18 Mart Cuma günü çıkan köşe yazımda şu satırlar yer almıştı: "Hadis okuyanlar, bu âyet gelince mescitte bulunan Ensar kadınlarının -ilâhî emri geciktirmeden yerine getirmek üzere- etekliklerini yırtarak başlarını, boyun ve gerdanlarını bununla bağladıklarını; keza Hz. Peygamber'in (s.a.) "Ergenlik çağına gelmiş bir kadın başörtüsü giymedikçe Allah onun namazını kabul etmez" buyurduğunu da bilirler. Bunları bilmeyenlerin fetva verme hakları yoktur"
Burada geçen ""Ergenlik çağına gelmiş bir kadın başörtüsü giymedikçe Allah onun namazını kabul etmez" mealindeki hadisten maksat (çıkan hüküm) "kadınların namaz kılarken başlarını da örtmeleri farzdır" şeklinde iken bazı okuyucularım "namazın farzlarından biri de kadının genel olarak tesettüre riayet etmesi ve bu arada başını örtmesidir" diye anlamışlar. Bu yüzden çeşitli sebeplerle namahreme karşı başını örtemeyen/örtmeyen hanımlar, "namazda başımızı örttüğümüz halde bizim namazımız kabul edilmiyor mu" diye soruyorlar, hatta sormakla kalmıyor öfkeleniyorlar, beni "tesettüre riayet etmediği halde beş vakit namazını kılan hanımları namazdan soğutmakla" itham ediyorlar.
Yukarıda ifade ettiğim gibi o hadisten maksat namazda başörtüsüdür. Genel olarak örtünme konusundaki yazıma o hadisi almaktan maksadım da "İslam'da başörtüsü yoktur" diyenlere başörtüsünün olduğunu gösteren delil ve örneklerden birini daha sunmaktır.
Tesettüre riayet edemediği veya başka bir günahı işlemekte olduğu halde beş vakit namazı veya Cuma namazını kılan bir müminin, kadın olsun erkek olsun bu namazlarının kabul edilmeyeceğini –Allah ve Peygamberi söylemediği için- hiçbir kimse söyleyemez. Namazın iç ve dış farzlarını yerine getiren bir kulun bu ibadetinin kabulü, diğer bütün ibadetlerde olduğu gibi Allah'a ait bir husustur. Günahların, ibadetlerin kabulüne mani olmasından değil, ibadetlerin ve salih amelin bir kısım günahların bağışlanmasına vesile olacağından söz etmek doğrudur.
Rabbimiz şöyle buyuruyor:
"Gündüzün iki tarafında namaz kıl, gecenin de gündüze yakın saatlerinde; iyilikler gerçekten kötülükleri giderir; bu öğrenmek isteyenlere bir hatırlatmadır" (Hud:11/124)

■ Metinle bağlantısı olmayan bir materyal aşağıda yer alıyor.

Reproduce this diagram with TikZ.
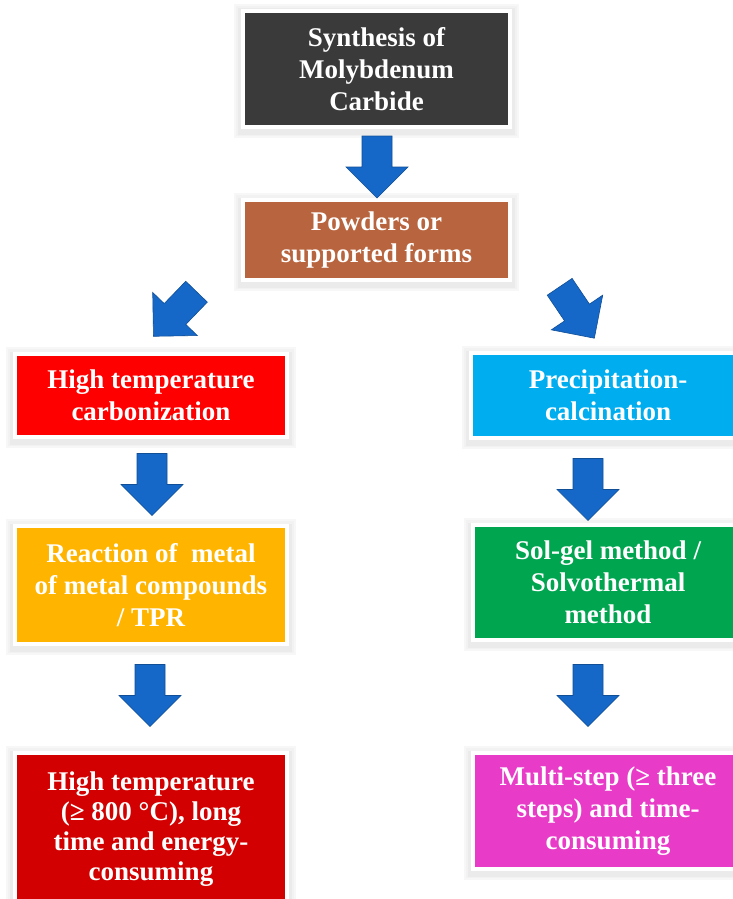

Bu vesile ile bir daha hatırlatmakta fayda görüyorum:
İslam'da tesettür vardır, buna kadınların başlarını örtmeleri de dahildir, ama Müslümanlık tesettürden ibaret değildir. Ayrıca tesettürde şekil yanında ruh, maksat, şekil-anlam bütünlüğü ve tutarlılığı da önemlidir. "Nice örtünen açıklar vardır" hadisi, yalnızca şeffaf veya hatları belli eden giyinmeyi değil, örtündüğü halde davranışlarıyla açılmayı da içine almakta ve kınamaktadır.
Birçok günahkârın bir güzel amel yüzünden affedilebileceğini ve cennete girebileceğini müjdeleyen hadisler de vardır. Hiçbir kul, bir günahım, bir kusurum var diye hem yapabildiği ibadetlerini terk etmemeli, hem de Allah'tan ümit kesmemelidir.
31 Mart Çarşamba yazımda bir yanlış var:
"İslam'dan çıkmamak şartıyla fiilen dine aykırı bir yol izleyen, halka zulmeden, açıkça günaha giren yönetime karşı isyan konusuna gelince, "sabretmek, nasihat ve dua etmek gerekir, isyan edilemez" diyen bir azınlık dışında hemen bütün Ehl-i sünnet alim ve müctehidleri, "isyanın faydası, zararından büyük olmamak şartıyla bu durumda da yönetime isyan ederek değiştirmek dinen gereklidir" demişlerdir."